In the novel, Hawthorne also shows a form of mental isolation. In the beginning of the novel Hester begins to wonder why she is so frowned upon. She asks herself “could they be other than the insidious whispers of the bad angle…” (Hawthorne, 90). Hester wonders if any other scarlet letters would “blaze forth on many a bosom” (Hawthorne, 90). Hawthorne is trying to demonstrate how Hester really feels inside, but will not speak out. Hester is also mentally isolated when Pearl brings up the forest in the market place. Hester explains to Pearl that they do not speak of the forest in the town. Hawthorne seems to imply that Hester is almost ashamed of being isolated in the forest on the outskirts of the community. Lastly, Hester is mentally isolated by convincing herself that keeping Chillingworth’s identity is potentially harming Dimmesdale. Hester is fretting that her secrets are putting others in harms way. Hester takes notice to how Dimmesdale’s “nerves seemed to be absolutely destroyed” when talking one on one with him (Hawthorne, 165). Hester believed that her actions, guilt and secrets were negatively affecting her peers.

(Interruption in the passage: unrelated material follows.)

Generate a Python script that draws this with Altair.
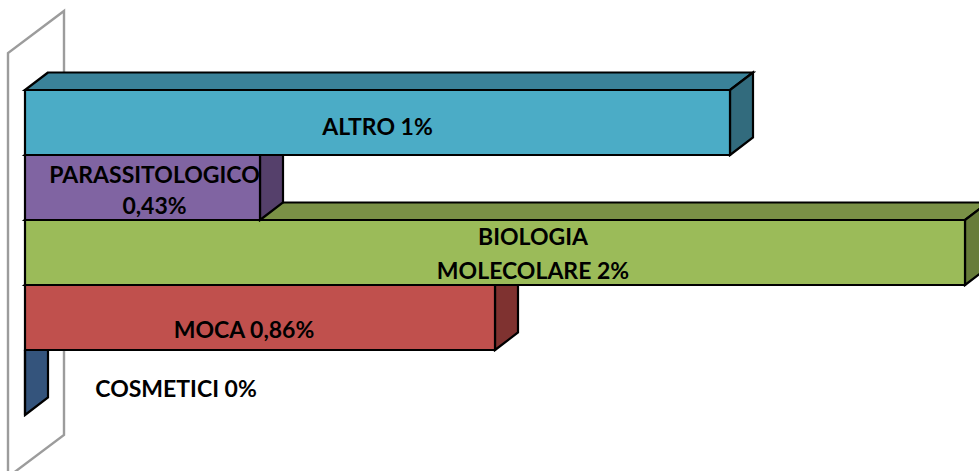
import altair as alt
import numpy as np
import pandas as pd

# Stacked pseudo-3D bars, listed bottom to top
names = ["COSMETICI 0%", "MOCA 0,86%", "BIOLOGIA\nMOLECOLARE 2%", "PARASSITOLOGICO\n0,43%", "ALTRO 1%"]
values = [0, 0.86, 2, 0.43, 1]
front_colors = ["#4F81BD", "#C0504D", "#9BBB59", "#8064A2", "#4BACC6"]
top_colors = ["#3F6797", "#9A403E", "#7A9146", "#664F82", "#3A8299"]
side_colors = ["#34547C", "#7F3230", "#677C3A", "#55406B", "#326B7D"]

# Bars are not proportional to their percentages: the axis is piecewise,
# with each stated percentage occupying the next equal step.
scale_knots = [0, 0.43, 0.86, 1, 2]
scale_steps = [0, 1, 2, 3, 4]

W, H = 979, 471
STEP_PX = 235.0
ROW_PX = 65.0
X0_PX = 25.0
Y0_PX = 415.0
DEPTH_X = 23.0 / STEP_PX
DEPTH_Y = 17.5 / ROW_PX

x_scale = alt.Scale(domain=[-X0_PX / STEP_PX, (W - X0_PX) / STEP_PX], nice=False, zero=False)
y_scale = alt.Scale(domain=[(Y0_PX - H) / ROW_PX, Y0_PX / ROW_PX], nice=False, zero=False)


def xe(field="x"):
    return alt.X(f"{field}:Q", scale=x_scale, axis=None, stack=None)


def ye(field="y"):
    return alt.Y(f"{field}:Q", scale=y_scale, axis=None, stack=None)


x2e = alt.X2("x2:Q")
y2e = alt.Y2("y2:Q")
EDGE = dict(stroke="#000000", strokeWidth=2.2, strokeJoin="miter")

# Side wall behind the bars, in the same step/row units
wall_x = np.array([8, 8, 64, 64, 8]) - X0_PX
wall_y = Y0_PX - np.array([480, 53, 11, 435, 477])
wall = pd.DataFrame({"x": wall_x / STEP_PX, "y": wall_y / ROW_PX, "i": range(5)})
layers = [
    alt.Chart(wall).mark_line(stroke="#9C9C9C", strokeWidth=2.4, clip=False).encode(
        x=xe(), y=ye(), order="i:O"
    )
]

# Lower bars are painted first so each upper bar covers their tops
for row, value in enumerate(values):
    end = float(np.interp(value, scale_knots, scale_steps))
    low, high = float(row), float(row + 1)

    top = pd.DataFrame({
        "x": [0, DEPTH_X], "x2": [end, end + DEPTH_X], "y": [high, high + DEPTH_Y],
    })
    layers.append(
        alt.Chart(top).mark_area(orient="horizontal", color=top_colors[row], **EDGE).encode(
            x=xe(), x2=x2e, y=ye()
        )
    )

    side = pd.DataFrame({
        "x": [end, end + DEPTH_X], "y": [low, low + DEPTH_Y], "y2": [high, high + DEPTH_Y],
    })
    layers.append(
        alt.Chart(side).mark_area(orient="vertical", color=side_colors[row], **EDGE).encode(
            x=xe(), y=ye(), y2=y2e
        )
    )

    front = pd.DataFrame({"x": [0], "x2": [end], "y": [low], "y2": [high]})
    layers.append(
        alt.Chart(front).mark_rect(color=front_colors[row], **EDGE).encode(
            x=xe(), x2=x2e, y=ye(), y2=y2e
        )
    )

# Label nudges away from each bar's centre, in pixels
label_dx = [151, -16, 38, 12, 0]
label_dy = [7, 13, -15, -12, 5]
line_heights = [24, 24, 34, 31, 24]

for row, (name, value) in enumerate(zip(names, values)):
    end = float(np.interp(value, scale_knots, scale_steps))
    label = pd.DataFrame({"x": [end / 2], "y": [row + 0.5], "t": [name]})
    layers.append(
        alt.Chart(label).mark_text(
            font="Lato", fontWeight="bold", fontSize=23, color="#000000",
            align="center", baseline="middle", lineBreak="\n",
            lineHeight=line_heights[row], dx=label_dx[row], dy=label_dy[row],
        ).encode(x=xe(), y=ye(), text="t:N")
    )

chart = (
    alt.layer(*layers)
    .properties(width=W, height=H, padding=0, autosize=alt.AutoSizeParams(type="none"), background="#FFFFFF")
    .configure_view(stroke=None)
)

chart.save("out.html", embed_options={"renderer": "svg", "actions": False})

Throughout the novel, Hawthorne demonstrates many ways Hester is a victim of social isolation. In the beginning of the novel, Hester is put in front of the whole town to recognize her sin. She was forced to stand on a scaffold in the middle of the market place that “constituted a portion of a penal machine” (Hawthorne, 57). She was on the scaffold so the town would know of her sin and so Hester could get her punishment. Another way Hester Prynne was socially isolated was in her occupation of needlework. She as not issue creating garments for highly ranked officials and officers, but any work involving the marital process was a problem. For a sinner it was “not recorded…in a single instance her skill was called… to cover the blushes of a bride” (Hawthorne, 86). Brides did not want a sinner or unfaithful puritan associated with their holy, and sacred bond. Lastly, Hester was socially isolated because the people of the town wanted to take Pearl away from her. The town believed, even if Pearl wasn’t a devil child, she deserved better parenting than from Hester Prynne. This had the potential to split up a mother and daughter and isolate them from each other. Hester had the right to keep her own daughter and to parent it as they grew together.
Hawthorne thoroughly illustrates Hester Prynne undergoing physical, mental and social isolation as a sinner. The sin of adultery isolated her from the community and was very costly to her. Hester was looked at as a woman who lived a good life. Hester had a well led life because she stood up for her believes and had a generally good attitude towards everything. She lived in New England, which was a good choice, and if she lived elsewhere she wouldn’t have endured the same experiences. She died as a sinner, but was remembered as a woman who was strong although she was secluded. On her tombstone was a glowing ‘A’ that the town remembered her by. Today sin also isolates the sinner. Today if you have wronged than you serve the natural consequences that accompany your sin, but also suffer the enforced punishment for what you have done. The punishments and natural lessons you must undergo separate you from the ones who have not sinned like you.